A new report shows there's no risk to humans from third-hand exposure to houses where meth has been consumed.
Last year Minister of Housing and Urban Development Phil Twyford commissioned the prime minister’s chief science advisor, Professor Sir Peter Gluckman, to assess the risks with a new report.
“There has been a widely held perception that the presence of even low levels of meth residue in a house poses a health risk to occupants,” says Twyford.
“As a result, remediation to eliminate contamination has been an extremely costly business for landlords and an upheaval for tenants being evicted at short notice”.
Depending on Cabinet agreement, Twyford says there will be a public consultation document on meth regulations later this year.
New Zealand Drug Foundation Executive Director Ross Bell welcomes the introduction of new regulations.
“The panic around exposure to third-hand methamphetamine has grown out of all proportion to the actual risks, as this report shows. This report lays out a strong case for regulations that will safeguard the health of New Zealanders”.

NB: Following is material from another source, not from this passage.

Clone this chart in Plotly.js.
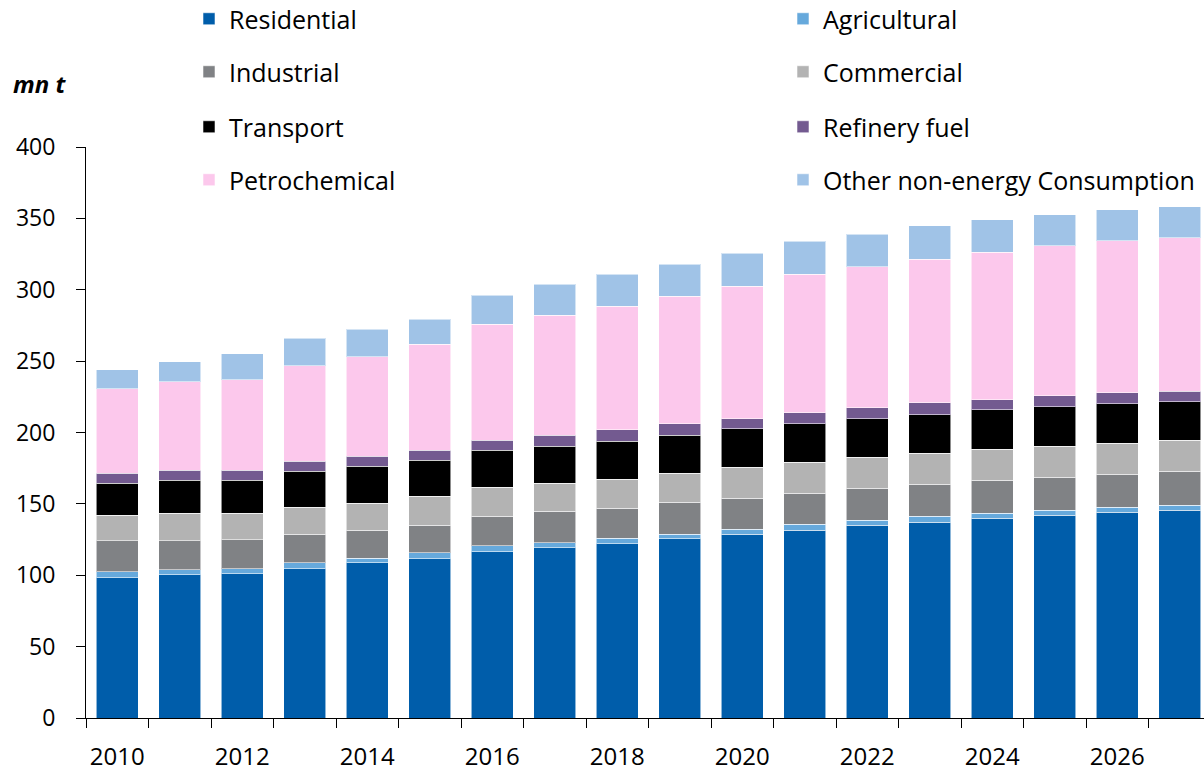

The Drug Foundation has long been critical of both the standard of testing and what constitutes a safe level of exposure when methamphetamine has been consumed in a property.
“The message that testing is only warranted in very few cases needs to reach every kiwi homeowner, landlord, tenant and social housing provider. When this report sinks in, we can expect to see demand for testing to drop right away,” says Bell.